Challenge: Transcribe the material in full. Nothing should differ except that the pictures are left out.

Supplied data:
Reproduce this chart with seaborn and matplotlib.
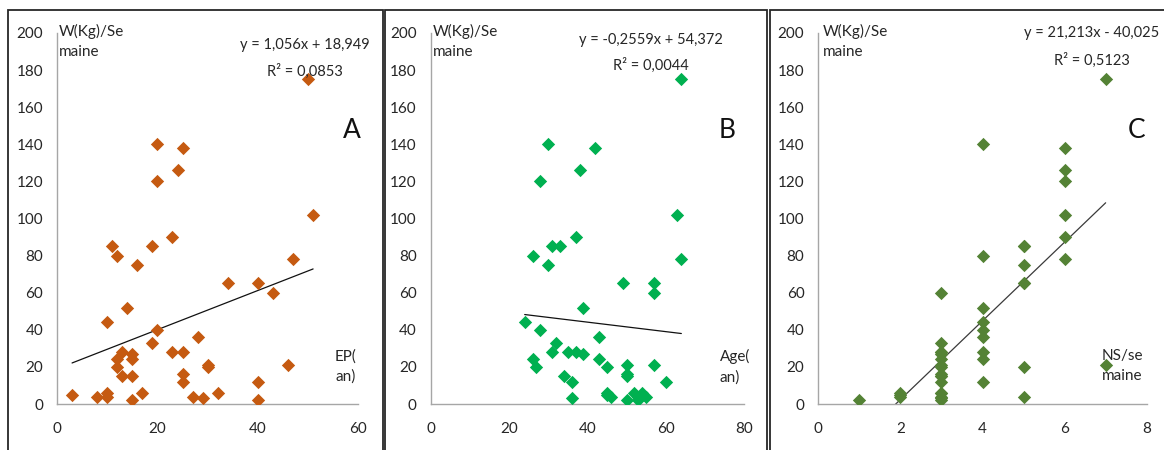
import matplotlib
matplotlib.use('Agg')
import matplotlib.pyplot as plt
from matplotlib.patches import Rectangle
import numpy as np
import pandas as pd
import seaborn as sns

# y = W(Kg)/semaine, one value per individual (same people in all three panels)
ep_an = [3, 8, 10, 10, 10, 11, 12, 12, 12, 13, 13, 14, 15, 15, 15, 15, 16, 17, 19, 19, 20, 20, 20,
         23, 23, 24, 25, 25, 25, 25, 27, 28, 29, 30, 30, 32, 34, 40, 40, 40, 43, 46, 47, 50, 51]
w_a = [5, 4, 6, 4, 44, 85, 80, 24, 20, 28, 15, 52, 27, 24, 15, 2, 75, 6, 85, 33, 40, 140, 120,
       90, 28, 126, 138, 28, 16, 12, 4, 36, 3, 21, 20, 6, 65, 65, 12, 2, 60, 21, 78, 175, 102]

age_an = [24, 26, 26, 27, 28, 28, 30, 30, 31, 31, 32, 33, 34, 35, 36, 36, 37, 37, 39, 39, 38, 42,
          43, 43, 45, 45, 46, 49, 50, 50, 50, 52, 53, 54, 55, 57, 57, 57, 60, 64, 64, 63, 45, 53, 50]
w_b = [44, 80, 24, 20, 40, 120, 75, 140, 85, 28, 33, 85, 15, 28, 12, 3, 90, 28, 52, 27, 126, 138,
       36, 24, 20, 6, 4, 65, 21, 15, 2, 6, 2, 6, 4, 65, 60, 21, 12, 78, 175, 102, 5, 4, 16]

ns_sem = [1, 2, 2, 2, 3, 3, 3, 3, 3, 3, 3, 3, 3, 3, 3, 3, 3, 3, 3, 3, 3,
          4, 4, 4, 4, 4, 4, 4, 4, 4, 5, 5, 5, 5, 5, 5, 5, 6, 6, 6, 6, 6, 6, 7, 7]
w_c = [2, 6, 5, 4, 60, 33, 28, 28, 27, 24, 21, 20, 16, 15, 15, 12, 6, 6, 4, 3, 2,
       140, 80, 52, 44, 40, 36, 28, 24, 12, 85, 85, 75, 65, 65, 20, 4, 138, 126, 120, 102, 90, 78, 175, 21]

# Excel trendlines (from the chart)
slopes = [1.056, -0.2559, 21.213]
intercepts = [18.949, 54.372, -40.025]
equations = ['y = 1,056x + 18,949', 'y = -0,2559x + 54,372', 'y = 21,213x - 40,025']
r2_labels = ['R² = 0,0853', 'R² = 0,0044', 'R² = 0,5123']
letters = ['A', 'B', 'C']
x_titles = ['EP(\nan)', 'Age(\nan)', 'NS/se\nmaine']
x_maxes = [60, 80, 8]
x_steps = [20, 20, 2]
colors = ['#C55A11', '#00B050', '#548235']

sns.set_style('white')
plt.rcParams['font.family'] = ['Lato', 'DejaVu Sans']

W, H = 1164, 450
fig = plt.figure(figsize=(W / 100, H / 100), dpi=100)


def fx(x):
    return x / W


def fy(y):
    return 1 - y / H


# panel frames
for x0, x1 in [(8, 383), (385, 767), (770, 1200)]:
    fig.patches.append(Rectangle((fx(x0), fy(470)), fx(x1 - x0), (470 - 10) / H,
                                 transform=fig.transFigure, fill=False,
                                 edgecolor='#262626', linewidth=1.3))

ax_px = [(57, 358.3), (430.7, 744), (818.3, 1146.7)]
eq_pos = [(305, 45, 71), (651, 40, 65), (1092, 33, 60)]
letter_x = [352, 727, 1137]
ylab_x = [59, 433, 823]
xt_x = [335, 720, 1102]

panels = [(ep_an, w_a), (age_an, w_b), (ns_sem, w_c)]
for i, (xv, yv) in enumerate(panels):
    l, r = ax_px[i]
    ax = fig.add_axes([fx(l), fy(404), fx(r - l), (404 - 33) / H])
    df = pd.DataFrame({'x': xv, 'y': yv})
    sns.scatterplot(data=df, x='x', y='y', marker='D', s=46, color=colors[i],
                    linewidth=0, ax=ax, zorder=3)
    line = pd.DataFrame({'x': [min(xv), max(xv)]})
    line['y'] = slopes[i] * line['x'] + intercepts[i]
    sns.lineplot(data=line, x='x', y='y', color='#3a3a3a' if i == 2 else '#111111',
                 linewidth=0.9, ax=ax, zorder=2)
    ax.set_xlim(0, x_maxes[i])
    ax.set_ylim(0, 200)
    ax.set_xticks(np.arange(0, x_maxes[i] + 0.1, x_steps[i]))
    ax.set_yticks(np.arange(0, 201, 20))
    ax.set_xlabel('')
    ax.set_ylabel('')
    for s in ['top', 'right']:
        ax.spines[s].set_visible(False)
    for s in ['left', 'bottom']:
        ax.spines[s].set_color('#A6A6A6')
        ax.spines[s].set_linewidth(1)
    ax.tick_params(axis='both', colors='#A6A6A6', labelcolor='#262626',
                   labelsize=11, length=4, width=1, direction='out')
    ax.tick_params(axis='x', pad=9)
    ax.tick_params(axis='y', pad=6)
    ax.set_facecolor('none')

    cx, ey, ry = eq_pos[i]
    fig.text(fx(cx), fy(ey), equations[i], ha='center', va='center', fontsize=10.5, color='#262626')
    fig.text(fx(cx), fy(ry), r2_labels[i], ha='center', va='center', fontsize=10.5, color='#262626')
    fig.text(fx(letter_x[i]), fy(131), letters[i], ha='center', va='center', fontsize=19, color='#111111')
    fig.text(fx(ylab_x[i]), fy(24), 'W(Kg)/Se\nmaine', ha='left', va='top', fontsize=11,
             color='#262626', linespacing=1.55)
    fig.text(fx(xt_x[i]), fy(349), x_titles[i], ha='left', va='top', fontsize=11,
             color='#262626', linespacing=1.55)

fig.savefig('out.png', dpi=100, facecolor='white')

Final result:
Reproduce this chart with seaborn and matplotlib.
import matplotlib
matplotlib.use('Agg')
import matplotlib.pyplot as plt
from matplotlib.patches import Rectangle
import numpy as np
import pandas as pd
import seaborn as sns

# y = W(Kg)/semaine, one value per individual (same people in all three panels)
ep_an = [3, 8, 10, 10, 10, 11, 12, 12, 12, 13, 13, 14, 15, 15, 15, 15, 16, 17, 19, 19, 20, 20, 20,
         23, 23, 24, 25, 25, 25, 25, 27, 28, 29, 30, 30, 32, 34, 40, 40, 40, 43, 46, 47, 50, 51]
w_a = [5, 4, 6, 4, 44, 85, 80, 24, 20, 28, 15, 52, 27, 24, 15, 2, 75, 6, 85, 33, 40, 140, 120,
       90, 28, 126, 138, 28, 16, 12, 4, 36, 3, 21, 20, 6, 65, 65, 12, 2, 60, 21, 78, 175, 102]

age_an = [24, 26, 26, 27, 28, 28, 30, 30, 31, 31, 32, 33, 34, 35, 36, 36, 37, 37, 39, 39, 38, 42,
          43, 43, 45, 45, 46, 49, 50, 50, 50, 52, 53, 54, 55, 57, 57, 57, 60, 64, 64, 63, 45, 53, 50]
w_b = [44, 80, 24, 20, 40, 120, 75, 140, 85, 28, 33, 85, 15, 28, 12, 3, 90, 28, 52, 27, 126, 138,
       36, 24, 20, 6, 4, 65, 21, 15, 2, 6, 2, 6, 4, 65, 60, 21, 12, 78, 175, 102, 5, 4, 16]

ns_sem = [1, 2, 2, 2, 3, 3, 3, 3, 3, 3, 3, 3, 3, 3, 3, 3, 3, 3, 3, 3, 3,
          4, 4, 4, 4, 4, 4, 4, 4, 4, 5, 5, 5, 5, 5, 5, 5, 6, 6, 6, 6, 6, 6, 7, 7]
w_c = [2, 6, 5, 4, 60, 33, 28, 28, 27, 24, 21, 20, 16, 15, 15, 12, 6, 6, 4, 3, 2,
       140, 80, 52, 44, 40, 36, 28, 24, 12, 85, 85, 75, 65, 65, 20, 4, 138, 126, 120, 102, 90, 78, 175, 21]

# Excel trendlines (from the chart)
slopes = [1.056, -0.2559, 21.213]
intercepts = [18.949, 54.372, -40.025]
equations = ['y = 1,056x + 18,949', 'y = -0,2559x + 54,372', 'y = 21,213x - 40,025']
r2_labels = ['R² = 0,0853', 'R² = 0,0044', 'R² = 0,5123']
letters = ['A', 'B', 'C']
x_titles = ['EP(\nan)', 'Age(\nan)', 'NS/se\nmaine']
x_maxes = [60, 80, 8]
x_steps = [20, 20, 2]
colors = ['#C55A11', '#00B050', '#548235']

sns.set_style('white')
plt.rcParams['font.family'] = ['Lato', 'DejaVu Sans']

W, H = 1164, 450
fig = plt.figure(figsize=(W / 100, H / 100), dpi=100)


def fx(x):
    return x / W


def fy(y):
    return 1 - y / H


# panel frames
for x0, x1 in [(8, 383), (385, 767), (770, 1200)]:
    fig.patches.append(Rectangle((fx(x0), fy(470)), fx(x1 - x0), (470 - 10) / H,
                                 transform=fig.transFigure, fill=False,
                                 edgecolor='#262626', linewidth=1.3))

ax_px = [(57, 358.3), (430.7, 744), (818.3, 1146.7)]
eq_pos = [(305, 45, 71), (651, 40, 65), (1092, 33, 60)]
letter_x = [352, 727, 1137]
ylab_x = [59, 433, 823]
xt_x = [335, 720, 1102]

panels = [(ep_an, w_a), (age_an, w_b), (ns_sem, w_c)]
for i, (xv, yv) in enumerate(panels):
    l, r = ax_px[i]
    ax = fig.add_axes([fx(l), fy(404), fx(r - l), (404 - 33) / H])
    df = pd.DataFrame({'x': xv, 'y': yv})
    sns.scatterplot(data=df, x='x', y='y', marker='D', s=46, color=colors[i],
                    linewidth=0, ax=ax, zorder=3)
    line = pd.DataFrame({'x': [min(xv), max(xv)]})
    line['y'] = slopes[i] * line['x'] + intercepts[i]
    sns.lineplot(data=line, x='x', y='y', color='#3a3a3a' if i == 2 else '#111111',
                 linewidth=0.9, ax=ax, zorder=2)
    ax.set_xlim(0, x_maxes[i])
    ax.set_ylim(0, 200)
    ax.set_xticks(np.arange(0, x_maxes[i] + 0.1, x_steps[i]))
    ax.set_yticks(np.arange(0, 201, 20))
    ax.set_xlabel('')
    ax.set_ylabel('')
    for s in ['top', 'right']:
        ax.spines[s].set_visible(False)
    for s in ['left', 'bottom']:
        ax.spines[s].set_color('#A6A6A6')
        ax.spines[s].set_linewidth(1)
    ax.tick_params(axis='both', colors='#A6A6A6', labelcolor='#262626',
                   labelsize=11, length=4, width=1, direction='out')
    ax.tick_params(axis='x', pad=9)
    ax.tick_params(axis='y', pad=6)
    ax.set_facecolor('none')

    cx, ey, ry = eq_pos[i]
    fig.text(fx(cx), fy(ey), equations[i], ha='center', va='center', fontsize=10.5, color='#262626')
    fig.text(fx(cx), fy(ry), r2_labels[i], ha='center', va='center', fontsize=10.5, color='#262626')
    fig.text(fx(letter_x[i]), fy(131), letters[i], ha='center', va='center', fontsize=19, color='#111111')
    fig.text(fx(ylab_x[i]), fy(24), 'W(Kg)/Se\nmaine', ha='left', va='top', fontsize=11,
             color='#262626', linespacing=1.55)
    fig.text(fx(xt_x[i]), fy(349), x_titles[i], ha='left', va='top', fontsize=11,
             color='#262626', linespacing=1.55)

fig.savefig('out.png', dpi=100, facecolor='white')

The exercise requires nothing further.